À ce jour, Mandy Ragni «touche du bois», une seule personne a eu de la fièvre, qui a immédiatement été prise en charge par le Centre hospitalier Émile-Mayrisch (CHEM). Mais les tests au Covid-19 se sont révélés négatifs. «J’ai eu des contacts étroits avec la ministre de la Famille, Corinne Cahen, qui m’a guidée pour savoir quoi faire et vers quelle structure orienter une personne contaminée. Mais on espère continuer comme ça et arriver à la fin de la crise sans aucune infection!»

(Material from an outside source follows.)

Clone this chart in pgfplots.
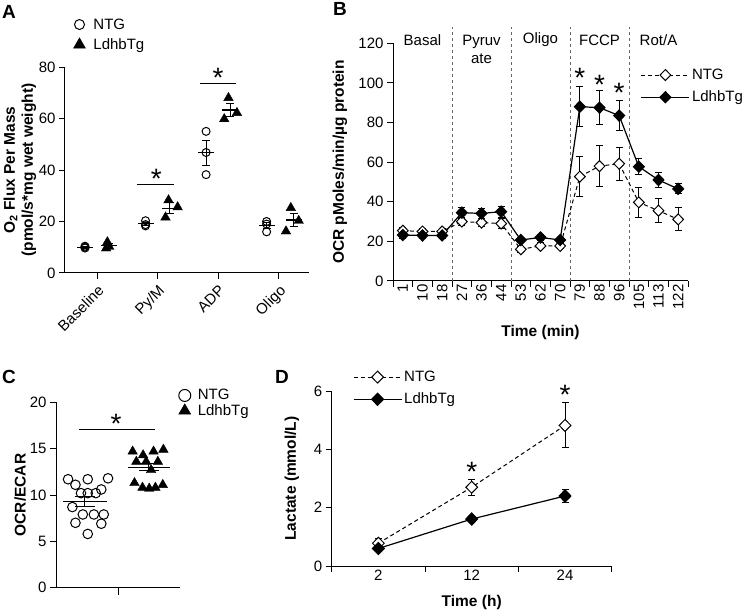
\documentclass[border=0pt]{standalone}
\usepackage{fontspec}
\setmainfont{Liberation Sans}
\usepackage{pgfplots}
\pgfplotsset{compat=1.18}
\newcommand\fs{\fontsize{15}{17}\selectfont}
\newcommand\fl{\fontsize{15}{17.5}\selectfont}
\newcommand\fb{\fontsize{15.5}{18}\selectfont\bfseries}
\newcommand\fstar{\fontsize{28}{28}\selectfont}
\pgfplotsset{
  base/.style={
    scale only axis,
    axis lines=left,
    axis line style={-, line width=1pt},
    tick align=outside,
    major tick length=6pt,
    minor tick length=6pt,
    tick style={line width=1pt, black},
    /pgf/number format/assume math mode=true,
    tick label style={font=\fs},
    label style={font=\fb},
    legend style={draw=none, fill=none, font=\fl, inner sep=0pt, outer sep=0pt},
    legend cell align=left,
    clip=false,
  },
  dotleg/.style={legend image code/.code={\draw[##1,/tikz/every mark/.append style={scale=1.25}] plot coordinates {(0pt,0pt)};}},
  lineleg/.style={legend image code/.code={\draw[mark repeat=2,mark phase=2,##1] plot coordinates {(0pt,0pt) (24pt,0pt) (48pt,0pt)};}},
  eb/.style={error bars/.cd, y dir=both, y explicit, error bar style={line width=1pt, solid}, error mark options={rotate=90, mark size=#1, line width=1pt, solid}},
}
\begin{document}
\begin{tikzpicture}
\useasboundingbox (0pt,0pt) rectangle (745pt,-612pt);
% panel letters
\node[font=\fontsize{19}{19}\selectfont\bfseries] at (9pt,-11.5pt) {A};
\node[font=\fontsize{19}{19}\selectfont\bfseries] at (340pt,-9pt) {B};
\node[font=\fontsize{19}{19}\selectfont\bfseries] at (9pt,-376.5pt) {C};
\node[font=\fontsize{19}{19}\selectfont\bfseries] at (282pt,-376.5pt) {D};

% ---------------- Panel A ----------------
\begin{axis}[base, at={(65pt,-273pt)}, anchor=south west, width=244pt, height=206pt,
  xmin=-0.53, xmax=3.5, ymin=0, ymax=80, ytick={0,20,40,60,80},
  xtick={0,1,2,3}, xticklabels={Baseline,Py/M,ADP,Oligo},
  xticklabel style={rotate=45, anchor=north east},
  ylabel={O\textsubscript{2} Flux Per Mass\\(pmol/s*mg wet weight)},
  ylabel style={align=center, at={(axis description cs:-0.185,0.5)}, anchor=center},
  legend style={at={(axis description cs:0.035,1.245)}, anchor=north west, row sep=4pt, column sep=6pt},
]
\addplot[only marks, mark=o, mark size=4pt, line width=1pt, dotleg] coordinates {
 (-0.2,10.4) (-0.2,10.0) (-0.2,9.7)
 (0.8,20.3) (0.8,18.3) (0.8,18.8)
 (1.8,55) (1.8,46.8) (1.8,38.2)
 (2.8,20.0) (2.8,19.0) (2.8,16.0)};
\addlegendentry{NTG}
\addplot[only marks, mark=triangle*, mark size=5.5pt, fill=black, dotleg] coordinates {
 (0.17,12.0) (0.2,10.2) (0.15,9.6)
 (1.18,28.3) (1.13,21.6) (1.33,25.6)
 (2.17,68) (2.1,59.8) (2.31,62.2)
 (3.2,25.3) (3.12,16.2) (3.33,20.3)};
\addlegendentry{LdhbTg}
\addplot[forget plot, only marks, mark=-, mark size=8pt, mark options={line width=1.2pt}, eb=4pt] coordinates {
 (-0.2,10.0) +- (0,0.3)
 (0.8,19.1) +- (0,0.7)
 (1.8,46.7) +- (0,4.8)
 (2.8,18.3) +- (0,1.2)};
\addplot[forget plot, only marks, mark=-, mark size=8pt, mark options={line width=1.2pt}, eb=4pt] coordinates {
 (0.2,10.6) +- (0,0.8)
 (1.2,25.2) +- (0,2.0)
 (2.2,63.3) +- (0,2.4)
 (3.25,20.6) +- (0,2.6)};
\addplot[forget plot, black, line width=1pt] coordinates {(0.66,34.2) (1.27,34.2)};
\addplot[forget plot, black, line width=1pt] coordinates {(1.7,73.7) (2.3,73.7)};
\node[font=\fstar] at (axis cs:0.98,36.6) {*};
\node[font=\fstar] at (axis cs:2.0,75.8) {*};
\end{axis}

% ---------------- Panel B ----------------
\begin{axis}[base, at={(393pt,-281pt)}, anchor=south west, width=295pt, height=237.7pt,
  xmin=0.5, xmax=15.5, ymin=0, ymax=120, ytick={0,20,40,60,80,100,120},
  xtick={0.5,1.5,...,15.5}, xticklabels={},
  extra x ticks={1,2,...,15},
  extra x tick labels={1,10,18,27,36,44,53,62,70,79,88,96,105,113,122},
  extra x tick style={major tick length=0pt, xticklabel style={rotate=90, anchor=east}},
  xlabel={Time (min)}, xlabel style={at={(axis description cs:0.5,-0.215)}, anchor=center},
  ylabel={OCR pMoles/min/µg protein}, ylabel style={at={(axis description cs:-0.18,0.5)}, anchor=center},
  legend style={at={(axis description cs:0.84,0.9)}, anchor=north west, row sep=6pt},
]
\addplot[forget plot, black!60, dashed, line width=0.9pt] coordinates {(3.5,0) (3.5,128)};
\addplot[forget plot, black!60, dashed, line width=0.9pt] coordinates {(6.5,0) (6.5,128)};
\addplot[forget plot, black!60, dashed, line width=0.9pt] coordinates {(9.5,0) (9.5,128)};
\addplot[forget plot, black!60, dashed, line width=0.9pt] coordinates {(12.5,0) (12.5,128)};
\addplot[black, line width=1pt, dash pattern=on 4pt off 3pt, mark=diamond*, mark size=5.5pt,
  mark options={solid, fill=white, xscale=1.3}, lineleg, eb=3.5pt] coordinates {
 (1,25.4) +- (0,1.5) (2,25.0) +- (0,1.5) (3,25.0) +- (0,1.5)
 (4,30.0) +- (0,2.0) (5,29.5) +- (0,2.0) (6,29.0) +- (0,2.5)
 (7,16.0) +- (0,1.5) (8,17.7) +- (0,1.5) (9,17.7) +- (0,1.5)
 (10,52.7) +- (0,10.0) (11,58.0) +- (0,10.2) (12,59.2) +- (0,8.4)
 (13,39.7) +- (0,7.7) (14,35.5) +- (0,6.2) (15,31.1) +- (0,5.8)};
\addlegendentry{NTG}
\addplot[black, line width=1.2pt, mark=diamond*, mark size=5.5pt,
  mark options={solid, fill=black, xscale=1.3}, lineleg, eb=3.5pt] coordinates {
 (1,23.2) +- (0,1.5) (2,23.0) +- (0,1.5) (3,23.0) +- (0,1.5)
 (4,34.5) +- (0,2.7) (5,34.1) +- (0,2.5) (6,35.0) +- (0,2.7)
 (7,20.7) +- (0,1.5) (8,22.0) +- (0,1.5) (9,20.7) +- (0,1.5)
 (10,88.0) +- (0,10.0) (11,87.5) +- (0,8.5) (12,83.5) +- (0,7.5)
 (13,57.7) +- (0,4.0) (14,51.0) +- (0,3.8) (15,46.5) +- (0,2.5)};
\addlegendentry{LdhbTg}
\node[font=\fl] at (axis cs:2,121.7) {Basal};
\node[font=\fl, align=center] at (axis cs:5,117.0) {Pyruv\\ate};
\node[font=\fl] at (axis cs:8,121.7) {Oligo};
\node[font=\fl] at (axis cs:11,121.7) {FCCP};
\node[font=\fl] at (axis cs:14,121.7) {Rot/A};
\node[font=\fstar] at (axis cs:10,102.4) {*};
\node[font=\fstar] at (axis cs:11,99.1) {*};
\node[font=\fstar] at (axis cs:12,94.8) {*};
\end{axis}

% ---------------- Panel C ----------------
\begin{axis}[base, at={(57pt,-587.7pt)}, anchor=south west, width=123pt, height=185.4pt,
  xmin=-1, xmax=1, ymin=0, ymax=20, ytick={0,5,10,15,20}, xtick={0}, xticklabels={},
  major tick length=7pt,
  ylabel={OCR/ECAR}, ylabel style={at={(axis description cs:-0.30,0.5)}, anchor=center},
  legend style={at={(axis description cs:0.99,1.08)}, anchor=north west, row sep=-1pt, column sep=5pt},
]
\addplot[only marks, mark=o, mark size=4.8pt, line width=1pt, dotleg] coordinates {
 (-0.82,11.7) (-0.50,11.7) (-0.17,11.8) (-0.70,11.1)
 (-0.61,10.2) (-0.50,10.2) (-0.37,10.2) (-0.28,10.6)
 (-0.75,8.7) (-0.58,7.9) (-0.40,7.9) (-0.24,7.9)
 (-0.70,7.0) (-0.28,6.9) (-0.50,5.8)};
\addlegendentry{NTG}
\addplot[only marks, mark=triangle*, mark size=5.5pt, fill=black, dotleg] coordinates {
 (0.23,14.7) (0.57,14.7) (0.73,14.9) (0.40,14.3)
 (0.29,13.6) (0.45,13.6) (0.64,13.6) (0.53,12.7)
 (0.26,11.3) (0.39,10.8) (0.50,10.7) (0.60,10.8) (0.72,11.1)};
\addlegendentry{LdhbTg}
\addplot[forget plot, only marks, mark=-, mark size=22pt, mark options={line width=1.2pt}, eb=10pt] coordinates {
 (-0.55,9.3) +- (0,0.5)};
\addplot[forget plot, only marks, mark=-, mark size=21pt, mark options={line width=1.2pt}, eb=10pt] coordinates {
 (0.49,13.0) +- (0,0.4)};
\addplot[forget plot, black, line width=1pt] coordinates {(-0.65,17.1) (0.6,17.1)};
\node[font=\fstar] at (axis cs:-0.04,17.7) {*};
\end{axis}

% ---------------- Panel D ----------------
\begin{axis}[base, at={(331.7pt,-566pt)}, anchor=south west, width=280pt, height=175pt,
  xmin=0.5, xmax=3.5, ymin=0, ymax=6, ytick={0,2,4,6},
  xtick={0.5,1.5,2.5,3.5}, xticklabels={},
  extra x ticks={1,2,3}, extra x tick labels={2,12,24},
  extra x tick style={major tick length=0pt},
  xlabel={Time (h)}, xlabel style={at={(axis description cs:0.5,-0.21)}, anchor=center},
  ylabel={Lactate (mmol/L)}, ylabel style={at={(axis description cs:-0.142,0.5)}, anchor=center},
  legend style={at={(axis description cs:0.076,1.125)}, anchor=north west, row sep=6pt},
]
\addplot[black, line width=1pt, dash pattern=on 4pt off 3pt, mark=diamond*, mark size=6pt,
  mark options={solid, fill=white, xscale=1.3}, lineleg, eb=3.5pt] coordinates {
 (1,0.78) +- (0,0.15) (2,2.70) +- (0,0.27) (3,4.82) +- (0,0.77)};
\addlegendentry{NTG}
\addplot[black, line width=1.2pt, mark=diamond*, mark size=6pt,
  mark options={solid, fill=black, xscale=1.3}, lineleg, eb=3.5pt] coordinates {
 (1,0.60) +- (0,0.10) (2,1.61) +- (0,0.07) (3,2.40) +- (0,0.23)};
\addlegendentry{LdhbTg}
\node[font=\fstar] at (axis cs:2,3.24) {*};
\node[font=\fstar] at (axis cs:3,5.88) {*};
\end{axis}
\end{tikzpicture}
\end{document}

Avec l’amorce du déconfinement, petit à petit, les suivis extérieurs commencent à reprendre. Les anciens résidents du foyer, qui ont pu retrouver un logement, sont à nouveaux suivis de visu, et non plus seulement par téléphone, par l’équipe pédagogique composée d’une dizaine d’éducateurs. Un contact essentiel, étant donné la (longue) durée de cette période si particulière. «Les gens s’impatientent, ils ne vont pas très bien», note Mandy Ragni, il est donc important de veiller à ce que les efforts jusque-là fournis ne soient pas réduits à néant. Quant aux deux travailleurs du Street Work, le service lancé par la commune il y a un an pour aller à la rencontre des sans-abri sur le terrain et veiller aux besoins des personnes en situation de détresse en leur proposant nourriture, sac de couchage, etc., ils quadrillent à nouveau l’ensemble du territoire d’Esch, et non plus seulement les places stratégiques où se regroupent habituellement les plus démunis.
«Toutes les mesures de prévention resteront en place jusqu’au feu vert du gouvernement pour un déconfinement total», prévient toutefois Mandy Ragni.
Tatiana Salvan
Le foyer de nuit Abrisud, situé rue de la Fontaine à Esch-sur-Alzette, peut abriter jusqu’à 18 personnes, hommes ou femmes. Il est actuellement complet.
Il compte en plus trois lits d’urgence un pour femme et deux pour homme, destinés aux personnes recueillies dans la rue par la police.
«Les personnes hébergées à l’Abrisud ont un projet de vie», indique Mandy Ragni. C’est en effet la condition sine qua non pour y être accepté, et pouvoir ainsi bénéficier du suivi de l’équipe pédagogique, laquelle va aider ces personnes à remettre leur vie sur des rails, en trouvant un travail et un logement.